The market is plunging again.
And we think this paragraph from BTIG strategist Dan Greenhaus (@danBTIG) really captures the spirit well of what’s going on:
Well, that was fun! After such a long period without 1% days, the S&P has now had a bunch, including five of the last seven sessions. That, of course, is little consolation to clients looking for additional volatility, but we’ll say this again unequivocally: the tone contained in client conversations has shifted meaningfully. What was once an assumed march higher for stock prices is now a (nearly) assumed march lower. Sentiment has done a 180, and with just 26% of the S&P and 17% of the Russell 2000 trading north of the 50 dma, it’s hard to blame people.
It seems like a good time to remind clients of how many thought “buying the dip” was a good strategy the last few quarters/years.
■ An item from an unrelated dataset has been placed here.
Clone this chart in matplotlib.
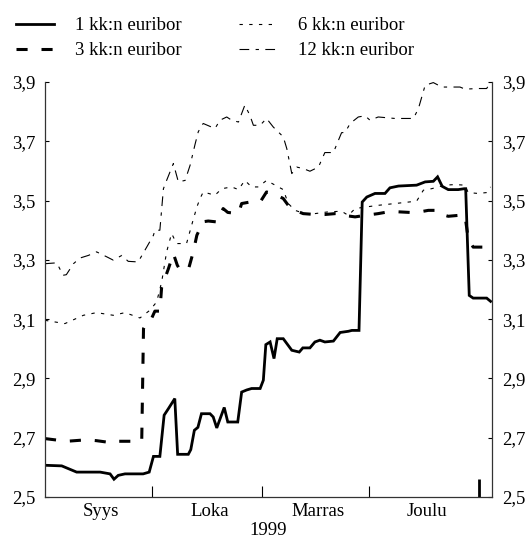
import matplotlib
matplotlib.use("Agg")
import matplotlib.pyplot as plt
import matplotlib.dates as mdates
import numpy as np
import datetime as dt

plt.rcParams['font.family'] = ['Liberation Serif', 'DejaVu Serif']
plt.rcParams['lines.scale_dashes'] = False

# ---- data (x = days after 1 Sep 1999, y = rate %) ----
d1 = [0, 4.7, 8.9, 15.5, 18.3, 19.4, 20.6, 22.5, 27.6, 29.3, 30.5, 32.3, 33.5, 34.7,
      36.5, 37.3, 40.3, 41.0, 42.0, 43.0, 44.0, 46.4, 47.3, 48.3, 50.4, 51.4, 54.2,
      55.3, 56.7, 58.1, 60.5, 61.4, 62.1, 63.3, 64.4, 65.3, 67.0, 69.4, 71.5, 72.5,
      74.5, 75.9, 77.3, 78.7, 81.1, 83.0, 85.3, 86.3, 88.3, 89.2, 90.5, 92.8, 95.6,
      97.0, 99.4, 104.5, 106.9, 109.2, 110.4, 111.7, 113.4, 116.2, 117.9, 118.3,
      119.3, 120.4, 124.2, 125.3]
v1 = [2.607, 2.605, 2.584, 2.584, 2.578, 2.560, 2.573, 2.578, 2.578, 2.584, 2.637,
      2.637, 2.776, 2.798, 2.832, 2.644, 2.644, 2.660, 2.725, 2.735, 2.781, 2.781,
      2.770, 2.733, 2.802, 2.753, 2.753, 2.854, 2.861, 2.866, 2.866, 2.894, 3.014,
      3.023, 2.967, 3.034, 3.034, 2.995, 2.989, 3.003, 3.003, 3.023, 3.029, 3.023,
      3.026, 3.055, 3.059, 3.062, 3.062, 3.495, 3.512, 3.524, 3.524, 3.543, 3.549,
      3.552, 3.563, 3.565, 3.580, 3.548, 3.537, 3.537, 3.540, 3.540, 3.180, 3.171,
      3.171, 3.160]

d3 = [0, 6.1, 11.7, 14.5, 19.4, 20.6, 27.2, 27.7, 28.4, 29.5, 30.9, 32.3, 32.8, 33.7,
      34.7, 36.1, 37.2, 38.0, 39.8, 40.5, 41.7, 42.7, 43.6, 44.1, 45.9, 48.3, 50.1,
      51.4, 54.4, 55.3, 57.6, 60.5, 62.3, 64.2, 67.0, 68.4, 70.3, 72.6, 75.9, 78.7,
      81.6, 83.9, 85.3, 87.2, 90.0, 93.7, 96.5, 99.4, 102.6, 105.5, 107.8, 110.9,
      112.5, 113.4, 116.2, 118.1, 119.0, 120.4, 123.3, 125.3]
v3 = [2.697, 2.688, 2.693, 2.690, 2.682, 2.688, 2.688, 3.068, 3.085, 3.090, 3.127,
      3.127, 3.208, 3.237, 3.270, 3.321, 3.282, 3.265, 3.265, 3.275, 3.327, 3.383,
      3.406, 3.428, 3.431, 3.428, 3.473, 3.460, 3.456, 3.490, 3.495, 3.495, 3.529,
      3.524, 3.507, 3.484, 3.467, 3.456, 3.453, 3.453, 3.456, 3.456, 3.448, 3.445,
      3.450, 3.456, 3.462, 3.462, 3.460, 3.462, 3.467, 3.467, 3.450, 3.447, 3.450,
      3.450, 3.372, 3.343, 3.343, 3.340]

d6 = [0, 5.6, 10.8, 14.5, 19.2, 22.5, 26.7, 29.5, 31.4, 32.8, 34.2, 35.6, 37.0, 39.8,
      41.5, 42.7, 43.6, 44.5, 47.8, 49.7, 52.5, 54.4, 56.2, 58.1, 60.0, 62.3, 64.7,
      67.0, 68.4, 70.3, 73.1, 75.9, 79.7, 83.4, 85.3, 87.2, 90.0, 93.7, 98.4, 104.5,
      106.4, 108.7, 112.5, 115.3, 118.1, 119.0, 121.8, 124.2, 125.3]
v6 = [3.096, 3.085, 3.113, 3.122, 3.113, 3.122, 3.104, 3.130, 3.158, 3.225, 3.327,
      3.389, 3.355, 3.355, 3.428, 3.478, 3.507, 3.529, 3.518, 3.540, 3.546, 3.537,
      3.568, 3.546, 3.546, 3.568, 3.552, 3.537, 3.490, 3.467, 3.456, 3.456, 3.462,
      3.464, 3.450, 3.473, 3.478, 3.484, 3.490, 3.498, 3.535, 3.540, 3.552, 3.554,
      3.552, 3.527, 3.524, 3.527, 3.546]

d12 = [0, 3.3, 5.1, 6.0, 8.0, 9.8, 12.2, 14.5, 17.4, 19.2, 21.6, 23.4, 26.2, 28.6,
       30.5, 30.9, 32.3, 33.3, 34.2, 36.1, 37.5, 39.4, 40.8, 42.2, 43.1, 44.1, 44.5,
       47.8, 49.2, 51.1, 52.5, 54.4, 56.2, 57.6, 58.6, 60.5, 62.3, 64.2, 67.0, 68.0,
       69.4, 70.8, 72.6, 74.5, 76.9, 78.7, 81.1, 82.5, 83.4, 84.4, 85.8, 88.1, 90.0,
       91.4, 93.7, 98.4, 103.6, 105.0, 106.9, 109.2, 111.6, 114.4, 116.7, 118.1,
       121.8, 124.2, 125.3]
v12 = [3.287, 3.290, 3.248, 3.250, 3.287, 3.306, 3.315, 3.327, 3.310, 3.299, 3.315,
       3.295, 3.293, 3.343, 3.383, 3.400, 3.400, 3.540, 3.568, 3.625, 3.563, 3.568,
       3.619, 3.690, 3.732, 3.754, 3.760, 3.743, 3.771, 3.782, 3.771, 3.765, 3.822,
       3.788, 3.754, 3.754, 3.777, 3.748, 3.715, 3.675, 3.591, 3.613, 3.608, 3.599,
       3.613, 3.662, 3.662, 3.703, 3.729, 3.730, 3.760, 3.782, 3.786, 3.771, 3.782,
       3.777, 3.777, 3.810, 3.889, 3.898, 3.883, 3.883, 3.883, 3.876, 3.878, 3.878,
       3.900]

labels = ['1 kk:n euribor', '3 kk:n euribor', '6 kk:n euribor', '12 kk:n euribor']
month_labels = ['Syys', 'Loka', 'Marras', 'Joulu']
month_starts = ['1999-09-01', '1999-10-01', '1999-11-01', '1999-12-01', '2000-01-01']
year_label = '1999'
y_ticks = [2.5, 2.7, 2.9, 3.1, 3.3, 3.5, 3.7, 3.9]

FS = 13.5

# ---- figure ----
base = mdates.date2num(dt.datetime(1999, 9, 1))
fig = plt.figure(figsize=(5.26, 5.40), dpi=100)
ax = fig.add_axes([45/526, 1-497/540, (492-45)/526, (497-82)/540])

def X(d):
    return base + np.asarray(d)

l1, = ax.plot(X(d1), v1, color='black', lw=2.0, solid_joinstyle='miter')
l3, = ax.plot(X(d3), v3, color='black', lw=2.2, dashes=(8.0, 10.0))
l6, = ax.plot(X(d6), v6, color='black', lw=0.8, dashes=(2.4, 4.6))
l12, = ax.plot(X(d12), v12, color='black', lw=0.8, dashes=(7.0, 4.6, 2.4, 4.6))

ax.set_xlim(base, base + 125.7)
ax.set_ylim(2.5, 3.9)

# spines
ax.spines['top'].set_visible(False)
for s in ['left', 'right', 'bottom']:
    ax.spines[s].set_color('#333333')
    ax.spines[s].set_linewidth(0.9)

# y axis both sides
ax.set_yticks(y_ticks)
ax.set_yticklabels([f"{t:.1f}".replace('.', ',') for t in y_ticks])
ax.tick_params(axis='y', which='major', left=True, right=True, labelleft=True,
               labelright=True, direction='in', length=3, width=0.8, pad=7,
               labelsize=FS, colors='black')

# x axis: month boundaries as major ticks, labels at month midpoints
starts = [mdates.date2num(dt.datetime.strptime(s, '%Y-%m-%d')) for s in month_starts]
ax.set_xticks(starts[1:])
ax.set_xticklabels([])
mids = [(starts[i] + starts[i+1]) / 2 + 0.8 for i in range(4)]
ax.set_xticks(mids, minor=True)
ax.set_xticklabels(month_labels, minor=True)
ax.tick_params(axis='x', which='major', direction='in', length=8, width=0.8, top=False)
ax.tick_params(axis='x', which='minor', length=0, pad=4, labelsize=FS)
# year boundary tick heavier
yt = ax.xaxis.get_major_ticks()[-1]
yt.tick1line.set_markersize(13)
yt.tick1line.set_markeredgewidth(2.0)

fig.text((45 + 492) / 2 / 526, 1 - 535/540, year_label, ha='center', va='baseline',
         fontsize=FS)

# legend
fig.legend([l1, l3, l6, l12], labels, ncol=2, loc='upper left',
           bbox_to_anchor=(16/526, 1 - 17/540), frameon=False, fontsize=FS,
           handlelength=2.0, handletextpad=1.15, columnspacing=3.05,
           labelspacing=0.42, borderpad=0, borderaxespad=0)

fig.savefig('out.png', dpi=100)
That said, we leave the technicals to Katie Stockton, but the Russell’s chart looks terrible and many clients think upside catalysts look few and far between. Plus, as many have pointed out, the S&P is “just” 4% off its highs, not a meaningful correction. Perhaps. But it’s always darkest before the dawn, and in the midst of the darkness, it’s worth remembering that dawn will again arrive.
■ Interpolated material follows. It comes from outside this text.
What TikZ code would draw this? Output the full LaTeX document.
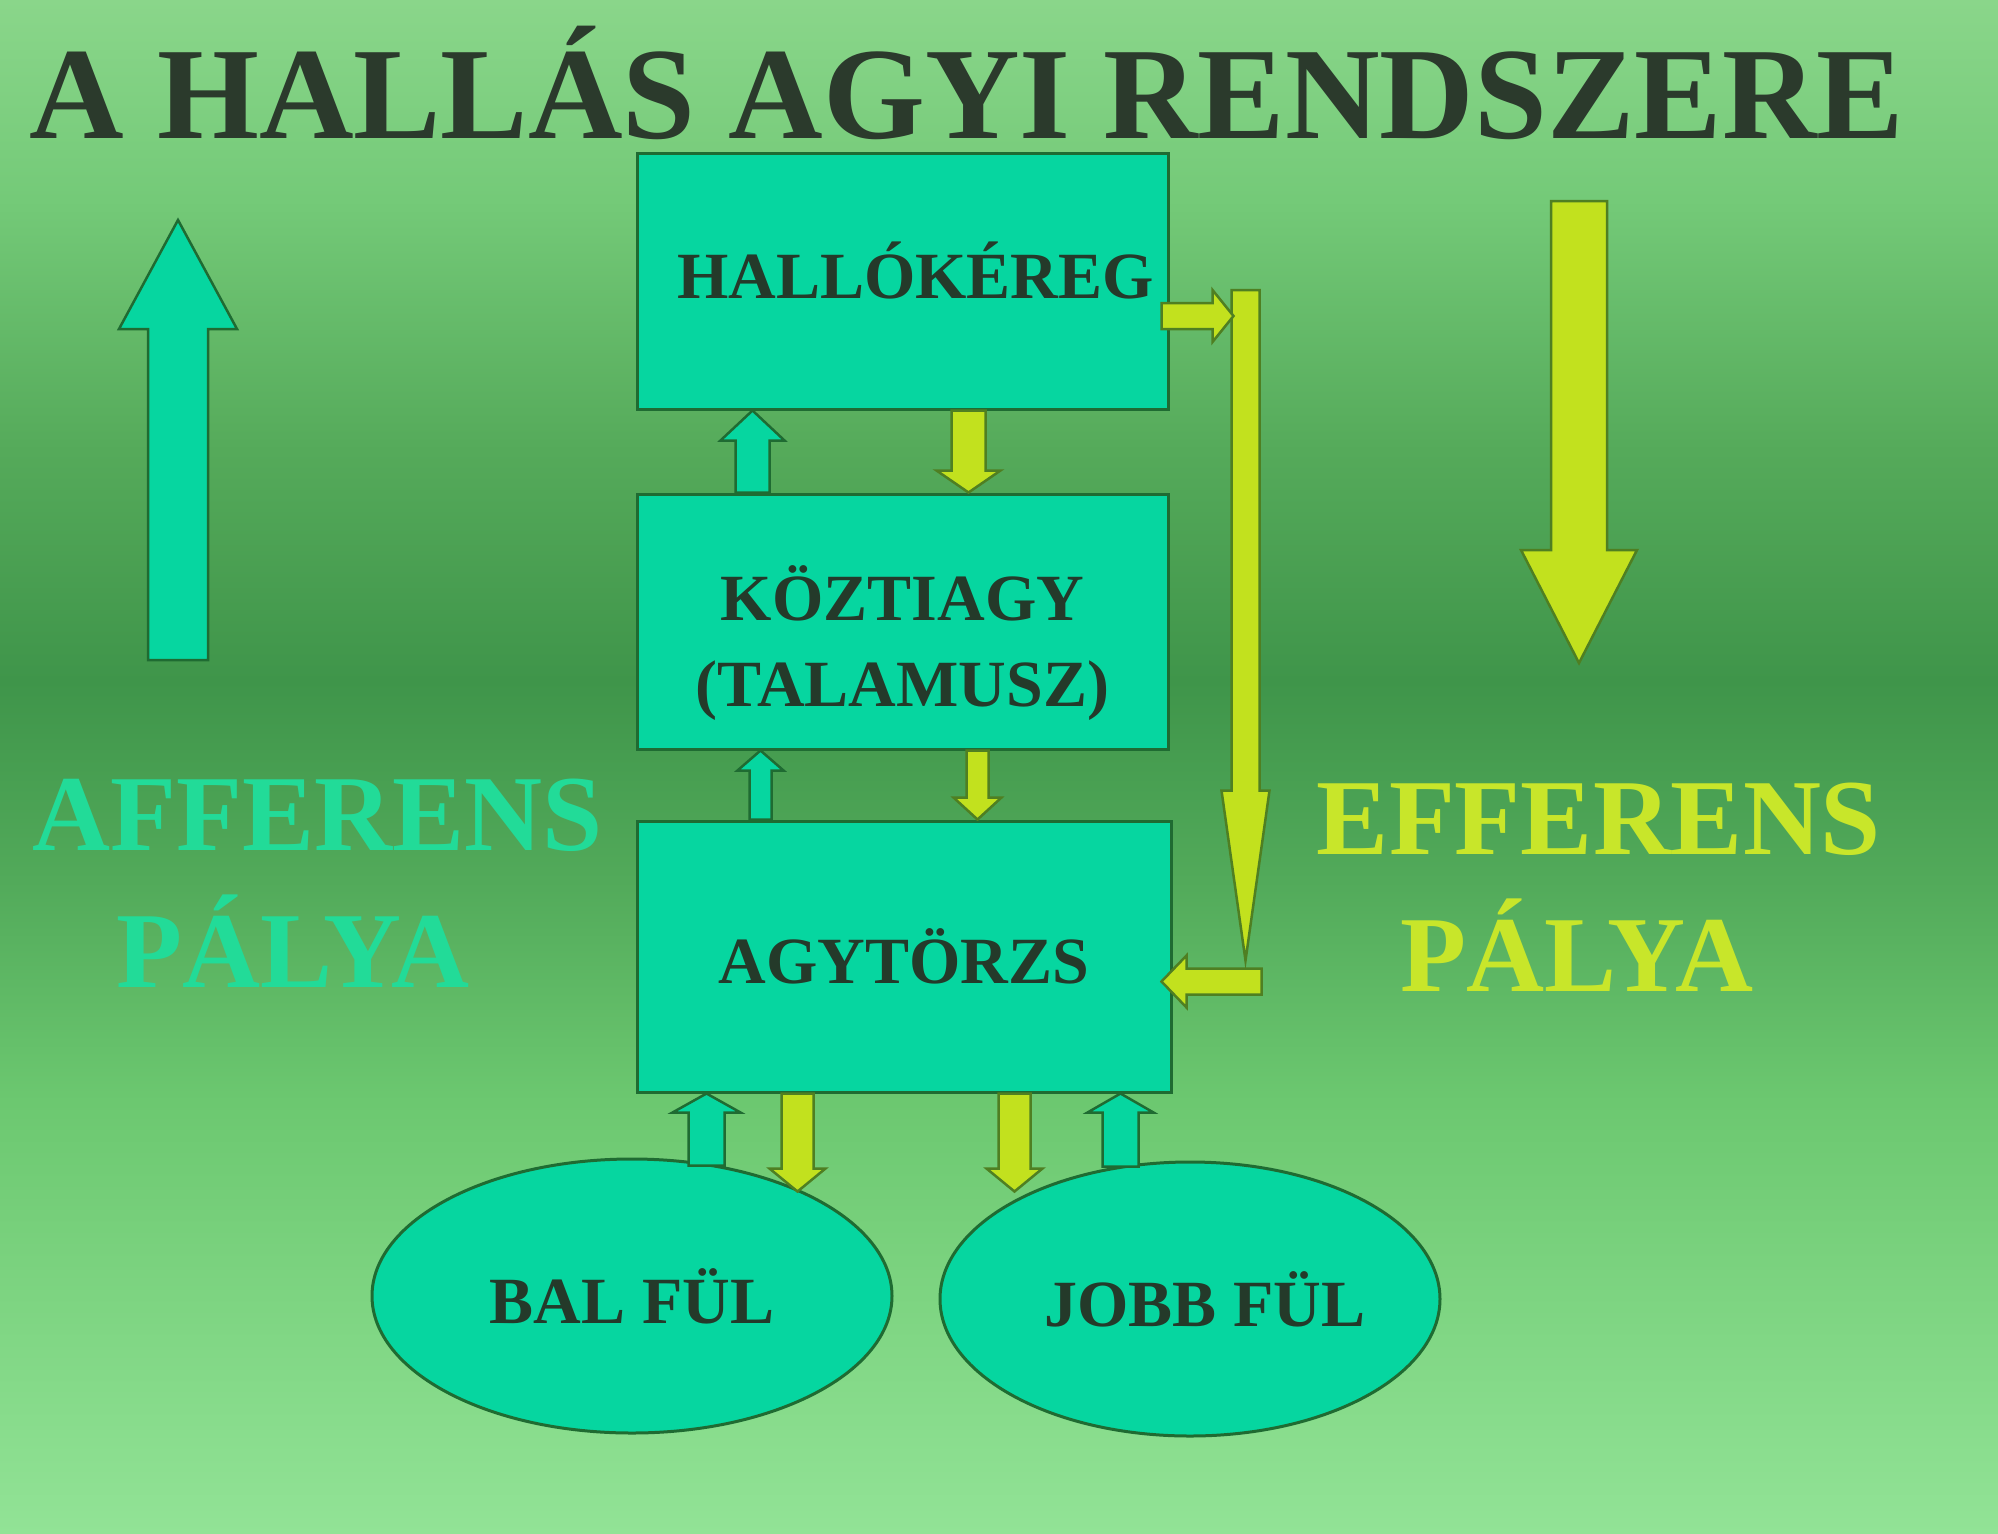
\documentclass[tikz,border=0pt]{standalone}
\usepackage{fontspec}
\setmainfont{Liberation Serif}
\usetikzlibrary{calc,shapes.geometric}

\definecolor{bgT}{HTML}{8AD68A}
\definecolor{bgA}{HTML}{74CA78}
\definecolor{bgB}{HTML}{55AA5A}
\definecolor{bgC}{HTML}{3F954A}
\definecolor{bgD}{HTML}{52AA5A}
\definecolor{bgE}{HTML}{6CC870}
\definecolor{bgBot}{HTML}{92E396}
\definecolor{boxfill}{HTML}{06D6A0}
\definecolor{boxline}{HTML}{1F6B32}
\definecolor{txt}{HTML}{243A2A}
\definecolor{yel}{HTML}{C2E11E}
\definecolor{yelline}{HTML}{4F7F22}
\definecolor{afftxt}{HTML}{22DB98}
\definecolor{efftxt}{HTML}{C8E62A}
\definecolor{titletxt}{HTML}{2B3A2C}

\pgfdeclareverticalshading{bgshade}{100bp}{color(0bp)=(bgBot); color(25bp)=(bgBot); color(39.1bp)=(bgE); color(46.3bp)=(bgD); color(52.8bp)=(bgC); color(60.3bp)=(bgB); color(68.5bp)=(bgA); color(75bp)=(bgT); color(100bp)=(bgT)}

\newcommand\boxfont{\fontsize{66}{86}\selectfont\bfseries}
\newcommand\sidefont{\fontsize{108}{137}\selectfont\bfseries}
\newcommand\titlefont{\fontsize{131}{131}\selectfont\bfseries}
\newcommand\shifttext[3]{\raisebox{#2}[\height][\depth]{\kern#1#3}}

% block arrow: #1 style, #2 from, #3 to, #4 shaft half width, #5 head half width, #6 head length
\newcommand\barrow[6]{%
  \path[#1] let \p1=($(#3)-(#2)$), \n1={veclen(\x1,\y1)}, \n2={atan2(\y1,\x1)} in
    [shift={(#2)}, rotate=\n2]
    (0,#4) -- (\n1-#6,#4) -- (\n1-#6,#5) -- (\n1,0) -- (\n1-#6,-#5) -- (\n1-#6,-#4) -- (0,-#4) -- cycle;}

\begin{document}
\begin{tikzpicture}[x=1pt,y=-1pt,
  box/.style={draw=boxline, line width=3pt, fill=boxfill, text=txt, font=\boxfont, align=center, inner sep=0pt},
  ear/.style={ellipse, draw=boxline, line width=3pt, fill=boxfill, text=txt, font=\boxfont, inner sep=0pt},
  tealarr/.style={fill=boxfill, draw=boxline, line width=2.5pt, line join=miter},
  yelarr/.style={fill=yel, draw=yelline, line width=2.5pt, line join=miter},
  sidetxt/.style={font=\sidefont, anchor=base, inner sep=0pt},
  titlenode/.style={font=\titlefont, anchor=base, inner sep=0pt}]

\useasboundingbox (0,0) rectangle (1998,1534);
\shade[shading=bgshade] (0,0) rectangle (1998,1534);

% title
\node[titlenode, text=titletxt] (title) at (967,138) {A HALLÁS AGYI RENDSZERE};

% big arrows
\coordinate (lu0) at (178,660);
\coordinate (lu1) at (178,220);
\barrow{tealarr}{lu0}{lu1}{30}{59}{109}
\coordinate (rd0) at (1579,201);
\coordinate (rd1) at (1579,663);
\barrow{yelarr}{rd0}{rd1}{28}{58}{113}

% side texts
\node[sidetxt, text=afftxt] (aff1) at (318,850) {AFFERENS};
\node[sidetxt, text=afftxt] (aff2) at (293,987) {PÁLYA};
\node[sidetxt, text=efftxt] (eff1) at (1599,854) {EFFERENS};
\node[sidetxt, text=efftxt] (eff2) at (1577,991) {PÁLYA};

% boxes
\node[box, minimum width=531pt, minimum height=256pt] (b1) at (902.5,281) {\shifttext{26pt}{10pt}{HALLÓKÉREG}};
\node[box, minimum width=531pt, minimum height=255pt] (b2) at (902.5,621.5) {\shifttext{0pt}{-25pt}{\begin{tabular}{@{}c@{}}KÖZTIAGY\\(TALAMUSZ)\end{tabular}}};
\node[box, minimum width=534pt, minimum height=271pt] (b3) at (904,956.5) {AGYTÖRZS};

% ears
\node[ear, minimum width=520pt, minimum height=274pt] (e1) at (632,1296) {BAL FÜL};
\node[ear, minimum width=500pt, minimum height=274pt] (e2) at (1190,1299) {\shifttext{30pt}{0pt}{JOBB FÜL}};

% arrows between boxes
\coordinate (a1s) at ($(b2.north west)+(117,0)$);
\coordinate (a1e) at ($(b1.south west)+(117,0)$);
\barrow{tealarr}{a1s}{a1e}{17}{32}{30}
\coordinate (a2s) at ($(b1.south west)+(333,0)$);
\coordinate (a2e) at ($(b2.north west)+(333,0)$);
\barrow{yelarr}{a2s}{a2e}{17}{32}{22}
\coordinate (a3s) at ($(b3.north west)+(125,0)$);
\coordinate (a3e) at ($(b2.south west)+(125,0)$);
\barrow{tealarr}{a3s}{a3e}{11}{23}{20}
\coordinate (a4s) at ($(b2.south west)+(342,0)$);
\coordinate (a4e) at ($(b3.north west)+(342,0)$);
\barrow{yelarr}{a4s}{a4e}{11}{24}{22}

% arrows between brainstem and ears
\coordinate (a5e) at ($(b3.south west)+(71,0)$);
\coordinate (a5s) at ($(a5e)+(0,72)$);
\barrow{tealarr}{a5s}{a5e}{18}{34}{19}
\coordinate (a6s) at ($(b3.south west)+(162,0)$);
\coordinate (a6e) at ($(a6s)+(0,98)$);
\barrow{yelarr}{a6s}{a6e}{16}{28}{23}
\coordinate (a7s) at ($(b3.south west)+(379,0)$);
\coordinate (a7e) at ($(a7s)+(0,98)$);
\barrow{yelarr}{a7s}{a7e}{16}{28}{23}
\coordinate (a8e) at ($(b3.south west)+(485,0)$);
\coordinate (a8s) at ($(a8e)+(0,73)$);
\barrow{tealarr}{a8s}{a8e}{18}{33}{19}

% feedback loop
\coordinate (f2s) at ($(b1.east)+(76,9)$);
\coordinate (f2e) at ($(f2s |- b3.east)+(0,4)$);
\barrow{yelarr}{f2s}{f2e}{14}{24}{170}
\coordinate (f1s) at ($(b1.east)+(-8,35)$);
\coordinate (f1e) at ($(b1.east)+(64,35)$);
\barrow{yelarr}{f1s}{f1e}{13}{26}{21}
\coordinate (f3s) at ($(b3.east)+(89,25)$);
\coordinate (f3e) at ($(b3.east)+(-11,25)$);
\barrow{yelarr}{f3s}{f3e}{13}{26}{25}

\end{tikzpicture}
\end{document}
One month ago there were literally no bears left. Everyone had flipped bullish, and nobody could think of a good reason for stocks to go down.
And now, people can’t think of any “upside catalysts” and everyone thinks the markets are going lower.
What’s interesting is that there’s no obvious change of stories. Sure China is slowing, and the European economy is bellyflopping. But so? How is that news? It’s not. It just becomes news and becomes significant after the market sells off.